La mia bolla, quella sensazione indescrivibile di serenità e soddisfazione che non ha altro scopo se non quello di esistere. Scrivere perché mi fa stare bene, e basta. Disconnettermi completamente dal mondo di fuori, così pieno di interferenze, e concentrarmi in quello di dentro che è silenzioso, pacifico, e pieno di cose da scoprire.
Quanto avrei desiderato che l’avessero capita quand’ero un ragazzo, questa necessità di poter entrare nella bolla almeno per qualche ora al giorno. Quanto avrei desiderato non dover fingere di studiare per la scuola, o dover uscire con qualcuno solo perché altrimenti finivo dallo psichiatra perché insomma, sempre da solo non ci potevo mica stare. Sarebbe stato bello perché avrei vissuto quei momenti di concentrazione con me stesso senza sentirmi in colpa, o sbagliato, malato, fuori di testa.

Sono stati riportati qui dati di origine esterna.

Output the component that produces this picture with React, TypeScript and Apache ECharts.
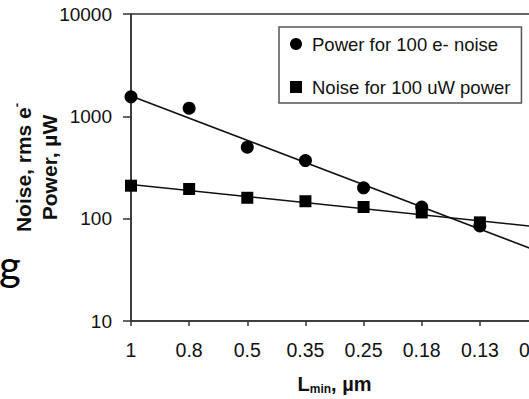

Sarebbe stato bello sapere a quell’età il perché, di certe mie caratteristiche. Chiamatelo autismo o come vi pare, il problema non è l’etichetta che decidiamo di appiccicarci sopra. Il problema è l’impossibilità di essere differente, di fare le cose a modo tuo, di avere interessi diversi dagli altri. Di divertirti in modi che la gente reputa noiosi. Di trovare noioso e insopportabile quello che diverte tanto la gente.
Il problema non è l’autismo, no, è l’incapacità del mondo di comprendere che non siamo tuttǝ uguali. Che si può essere diversǝ anche senza essere malatǝ, o difettosǝ, senza dover per forza a te stessǝ per diventare uguale allǝ altrǝ.